Since our last update to the insurance market in 2019 in relation to cannabis products and investments in the UK not much has happened beyond the FCA clarifying its position on investments into recreational cannabis.

Medical cannabis is further available but only for well-off individuals who can afford a private prescription. Very few NHS prescriptions have been issued. A cannabis trial for therapeutic use has been largely downsized due to fear of being a gateway to support for recreational purposes. Drug cases continue to add to the huge backlog of criminal courts, “which is shrinking at a glacial pace”, and minorities continue to be disproportionately targeted by law enforcement.

Across the Atlantic the US marches inexorably onwards to complete liberalisation and regulation of the cannabis market despite President Joe Biden´s lack of support for a federal bill. Voter support for liberalisation has reached giddy heights of 92%. Seven out of 10 are in favour of decriminalising simple possession of any illicit substance.

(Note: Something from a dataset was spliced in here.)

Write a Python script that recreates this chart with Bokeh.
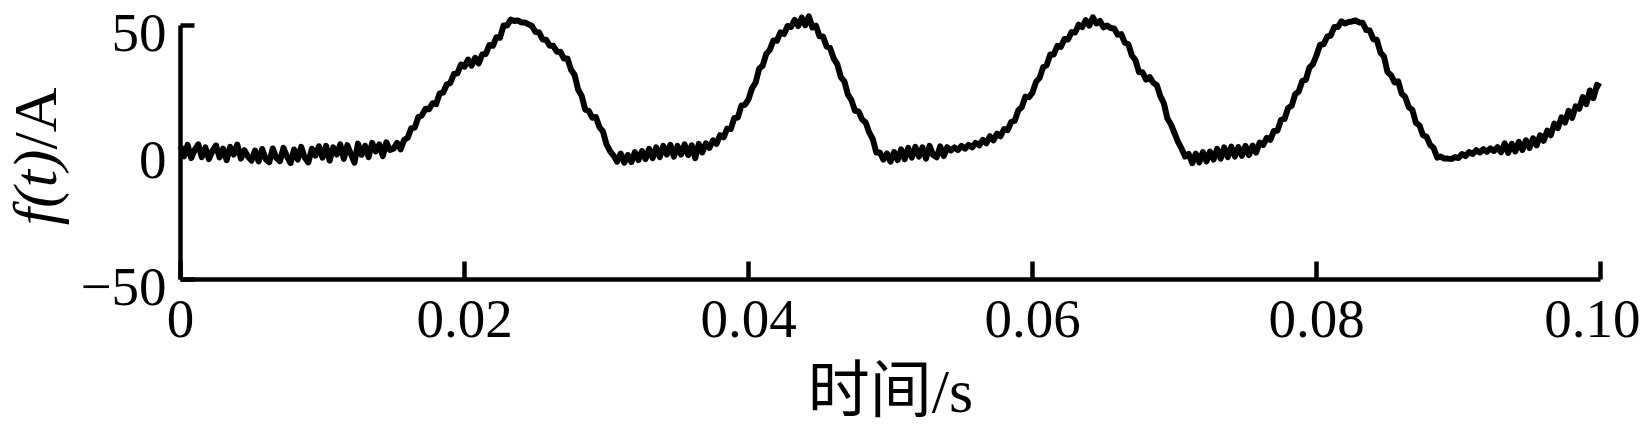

Most US states now allow for medical cannabis, and many are moving towards regulating the recreational market. The current projected state revenue for legal cannabis sales in 2027 is estimated to be USD 54 billion, still however a fraction of the illegal cannabis market. Banking red tape continues to hamper legitimate state operations and corporate growth.

Washington state has decriminalised possession of hard drugs, and attitudes to psylocibin, ketamine and LSD are softening due to their therapeutic uses in many trials on both sides of the Atlantic. In Canada, where recreational cannabis is legal across the country, the cannabis industry is in a consolidation phase with fierce competition for market share and prices plunging.

Uruguay and Mexico have similarly regulated recreational cannabis.

In Europe, Spain, following Portugal, has mainly decriminalised cannabis consumption which now occurs legally through a myriad of private member cannabis clubs, with hundreds of thousands of members. Germany has recently voted to legalise recreational cannabis creating a gold rush to supply a market predicted to be worth billions of euros. A draft bill is expected in autumn 2022.

Since 50% of cannabis is imported into the UK from abroad, UK authorities will continue to rely on the support of foreign law enforcement to prosecute offences, which are being downgraded in those very same countries.

According to concerned observers, Germany could offer a safe haven for drug operations into the UK. As a result of Brexit, German citizens can no longer be extradited and would only face prosecution in Germany by local authorities. The centre of operations for both production into the UK market and money-laundering has been predicted to switch to Germany.

In light of the above, should Keir Starmer remain a leader of the opposition, it will be interesting to see how his position changes or when a wider realisation is reached that, even if you want to wage a war on drugs, that the approach might need to be entirely different. As US cannabis advocates say, it is “not a matter of if, just when”.